When a three-judge panel of the U.S. Fourth Circuit Court of Appeals this week dismissed lawsuits brought by former Duke Lacrosse players against the City of Durham, it repeated the fiction that governmental institutions in this country are so necessary to preserving "our way of life" that the individuals working in those institutions should not be held accountable for their conduct no matter how outrageous or illegal it might be. The institutional cover, the justices ruled, is enough to "prove" good faith in the power of the state to act in a pure and righteous manner, even if those who were wronged can demonstrate that government agents were lying.
The lawsuit stems from the false indictment of three former lacrosse players for allegedly raping Crystal Mangum, a Durham prostitute and stripper (who currently is charged with murdering a former boyfriend), at a party in March, 2006. I have written numerous articles on this case, which became famous (or infamous) on a number of fronts and ultimately was dismissed by North Carolina Attorney General Roy Cooper in April, 2007. K.C. Johnson, the college professor whose blog, Durham-in-Wonderland, has well-documented everything in that case, has commentary on the latest ruling from the justices, and it is well-worth reading.
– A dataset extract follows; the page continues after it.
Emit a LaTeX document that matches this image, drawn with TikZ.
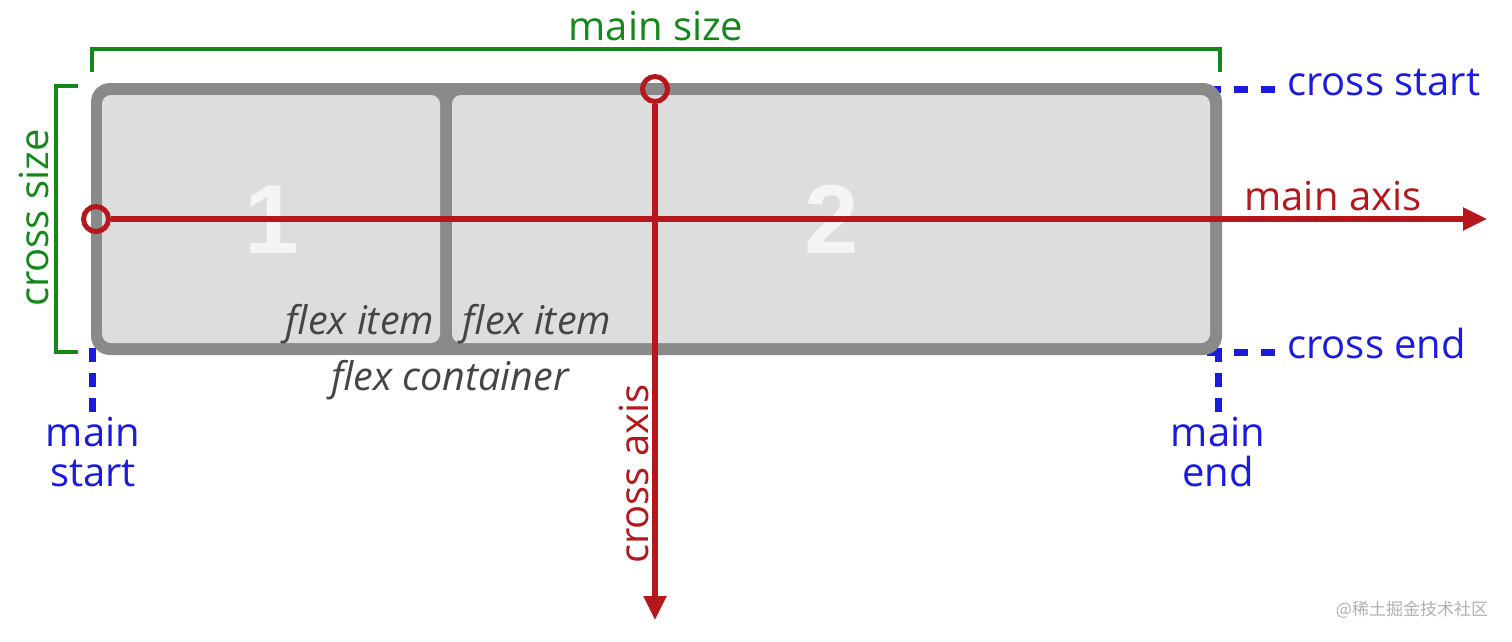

(The justices, however, do leave intact that lawsuits filed against former Durham police officers Mark Gottlieb and Ben Himan, both of whom played up-front roles in the "investigation" and also testified to the grand juries that returned criminal indictments against three of the players, David Evans, Collin Finnerty, and Reade Seligmann. Whether or not the courts decide to protect those two scofflaws in future proceedings is another matter.)